According to the company statement, Red Hat In-Vehicle Operating System is built on the architecture of Red Hat Enterprise Linux and is intended to separate application development from the underlying hardware infrastructure.
The platform is expected to allow Nissan to roll out feature updates more regularly while maintaining automotive-grade safety and security requirements.
Red Hat In-Vehicle Operating System vice president and general manager Francis Chow said: “Through our collaboration with Nissan, we are working to deliver a reliable, open source foundation for the next generation of in-vehicle computing and establish a standardised platform that supports long-term innovation and scalability for the global automotive industry.”
The initiative also introduces an integrated engineering model in which Red Hat personnel will work directly within Nissan’s development pipeline.
Red Hat said the approach is aimed at reducing the integration challenges commonly associated with complex automotive software systems and giving Nissan more direct oversight of its software environment.

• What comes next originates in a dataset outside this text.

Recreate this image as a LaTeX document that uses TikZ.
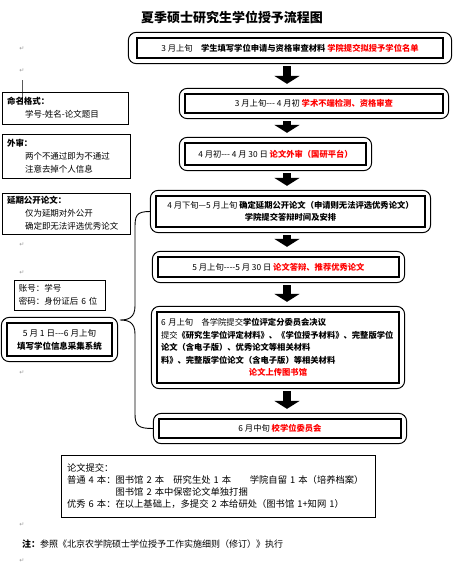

According to the statement, Nissan selected the platform based on Red Hat’s ability to support and maintain automotive software foundations over long periods, reflecting the extended lifecycle requirements of vehicle platforms.
The statement also said the software platform has been designed to support artificial intelligence (AI)-native workflows, with AI incorporated into the core architecture rather than added as a secondary layer.
It added that the approach is intended to simplify validation processes and improve developer productivity.
Nissan Motor SDV software platform development department general manager Kazuma Sugimoto added: “We chose Red Hat because they provide the technical depth required for a mission-critical platform that must remain on the road for decades.
“This joint engineering initiative for our next-generation central vehicle computer gives us the agility to pivot and scale innovation across our global fleet.”